The 1 in 10000 is also at the same position in 10011, so the two values ANDed will not be 0.
-
10011AND -
10000= 10000
If the number passed in is 3, which is 00011 in binary, then it is ANDed with 16, which is 10000 in binary.
The 1 in 10000 is not at the same position in 00011, so the two values ANDed will be 0.
-
00011AND -
10000= 00000
If the number passed in contains the signal for reverse, then the iteration variables are set to iterate backwards through the array of signals.
The for loop begins.
Normal iteration will start at index 0.
Reverse iteration will start at index 3.
Normal iteration will terminate when the index equals 4.
Reverse iteration will terminate when the index equals -1.
Normal iteration will increase the index by 1 for each iteration.
Reverse iteration will decrease the index by 1 for each iteration.
For each iteration of the for loop,
the AND operator is used to check if the number passed in contains 1 shifted left (<<) for the number of positions as the index being iterated.
It uses the falsiness of 0 and the truthiness of any value other than 0.

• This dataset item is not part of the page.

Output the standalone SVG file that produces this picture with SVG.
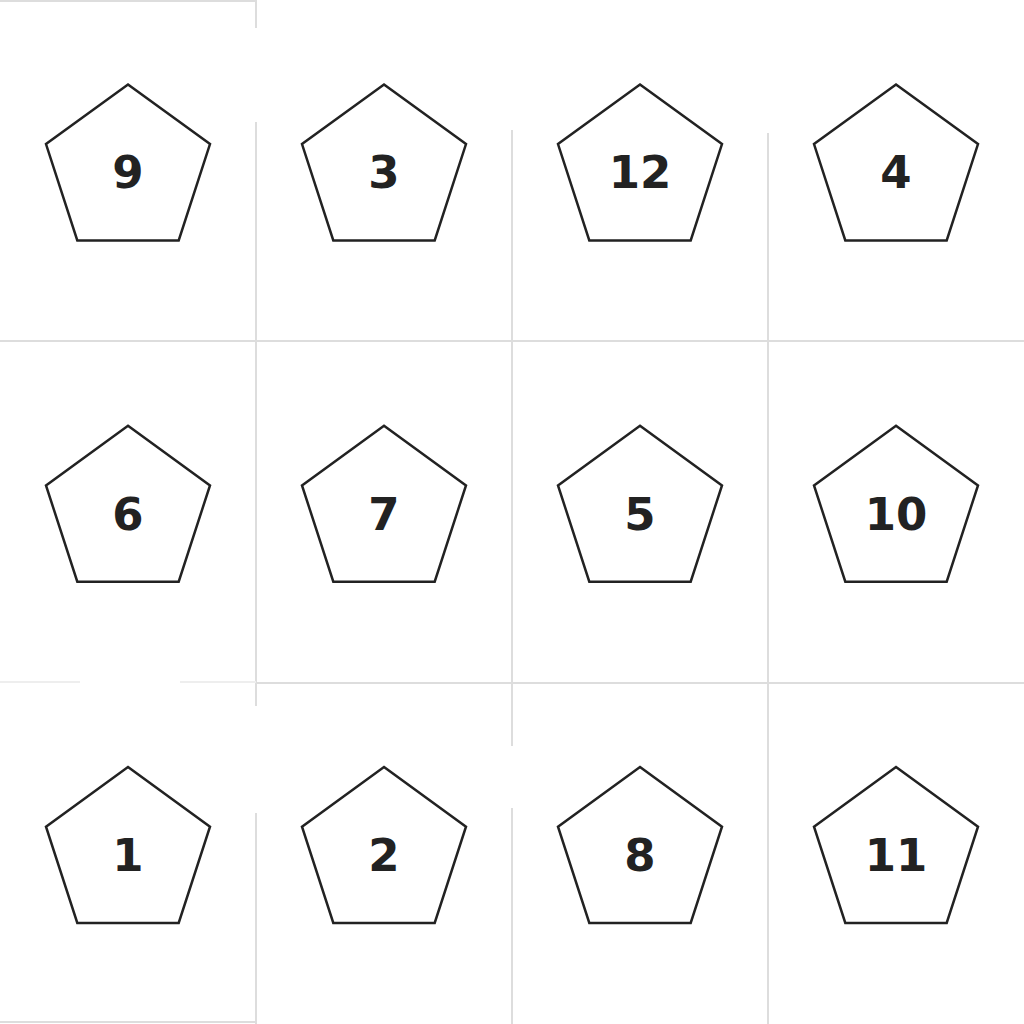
<svg xmlns="http://www.w3.org/2000/svg" width="1024" height="1024" viewBox="0 0 1024 1024">
<style>
.grid{stroke:#dddddd;stroke-width:2;fill:none}
.faint{stroke:#eeeeee;stroke-width:2;fill:none}
.pent{fill:#ffffff;stroke:#222222;stroke-width:2.5;stroke-linejoin:miter}
.lbl{font-family:"DejaVu Sans",sans-serif;font-weight:bold;font-size:45px;fill:#222222;text-anchor:middle}
</style>
<defs>
<polygon id="pg" points="0,-86.2 82,-26.6 50.7,69.7 -50.7,69.7 -82,-26.6"/>
</defs>
<rect width="1024" height="1024" fill="#ffffff"/>
<g id="grid">
<line class="grid" x1="0" y1="1" x2="256" y2="1"/>
<line class="grid" x1="0" y1="1022" x2="256" y2="1022"/>
<line class="grid" x1="256" y1="0" x2="256" y2="28"/>
<line class="grid" x1="256" y1="122" x2="256" y2="706"/>
<line class="grid" x1="256" y1="813" x2="256" y2="1024"/>
<line class="grid" x1="512" y1="130" x2="512" y2="746"/>
<line class="grid" x1="512" y1="808" x2="512" y2="1024"/>
<line class="grid" x1="768" y1="133" x2="768" y2="1024"/>
<line class="grid" x1="0" y1="341" x2="1024" y2="341"/>
<line class="faint" x1="0" y1="682" x2="80" y2="682"/>
<line class="faint" x1="180" y1="682" x2="256" y2="682"/>
<line class="grid" x1="256" y1="683" x2="1024" y2="683"/>
</g>
<g id="node-9"><use href="#pg" class="pent" x="128" y="170.7"/><text class="lbl" x="128" y="188">9</text></g>
<g id="node-3"><use href="#pg" class="pent" x="384" y="170.7"/><text class="lbl" x="384" y="188">3</text></g>
<g id="node-12"><use href="#pg" class="pent" x="640" y="170.7"/><text class="lbl" x="640" y="188">12</text></g>
<g id="node-4"><use href="#pg" class="pent" x="896" y="170.7"/><text class="lbl" x="896" y="188">4</text></g>
<g id="node-6"><use href="#pg" class="pent" x="128" y="512"/><text class="lbl" x="128" y="529.5">6</text></g>
<g id="node-7"><use href="#pg" class="pent" x="384" y="512"/><text class="lbl" x="384" y="529.5">7</text></g>
<g id="node-5"><use href="#pg" class="pent" x="640" y="512"/><text class="lbl" x="640" y="529.5">5</text></g>
<g id="node-10"><use href="#pg" class="pent" x="896" y="512"/><text class="lbl" x="896" y="529.5">10</text></g>
<g id="node-1"><use href="#pg" class="pent" x="128" y="853.3"/><text class="lbl" x="128" y="870.8">1</text></g>
<g id="node-2"><use href="#pg" class="pent" x="384" y="853.3"/><text class="lbl" x="384" y="870.8">2</text></g>
<g id="node-8"><use href="#pg" class="pent" x="640" y="853.3"/><text class="lbl" x="640" y="870.8">8</text></g>
<g id="node-11"><use href="#pg" class="pent" x="896" y="853.3"/><text class="lbl" x="896" y="870.8">11</text></g>
</svg>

for (; signal != end; signal+=signal_incr)
if (n & 1 << signal)
output[output_idx++] = signals[signal];
For example, if the index being iterated is 0, then 1 is shifted left 0 times (so not shifted at all), and the signal passed in is ANDed with 00001.
If the number passed in is 3, which is 00011 in binary, then it is ANDed with 00001.
00011 ANDed with 00001 is not equal to 0 (so not false), so the string at index 0 of the array of signals is set to the element of the output array
at the current output index.
output_idx++ means that the value of output_idx is incremented after it is used for indexing into the output array.
If the index being iterated is 1, then 1 is shifted left 1 time, and the signal passed in is ANDed with 00010.
If the number passed in is 3, which is 00011 in binary, then it is ANDed with 00010.
00011 ANDed with 00010 is not equal to 0 (so not false), so the string at index 1 of the array of signals is added to the output array
at the current output index.
If the number passed in, ANDed with 1 shifted left for the value of the index, is equal to 0, then the signal in the array for that index is not set in the output array.
After iterating through the array of signals is done, the output array is returned from the function.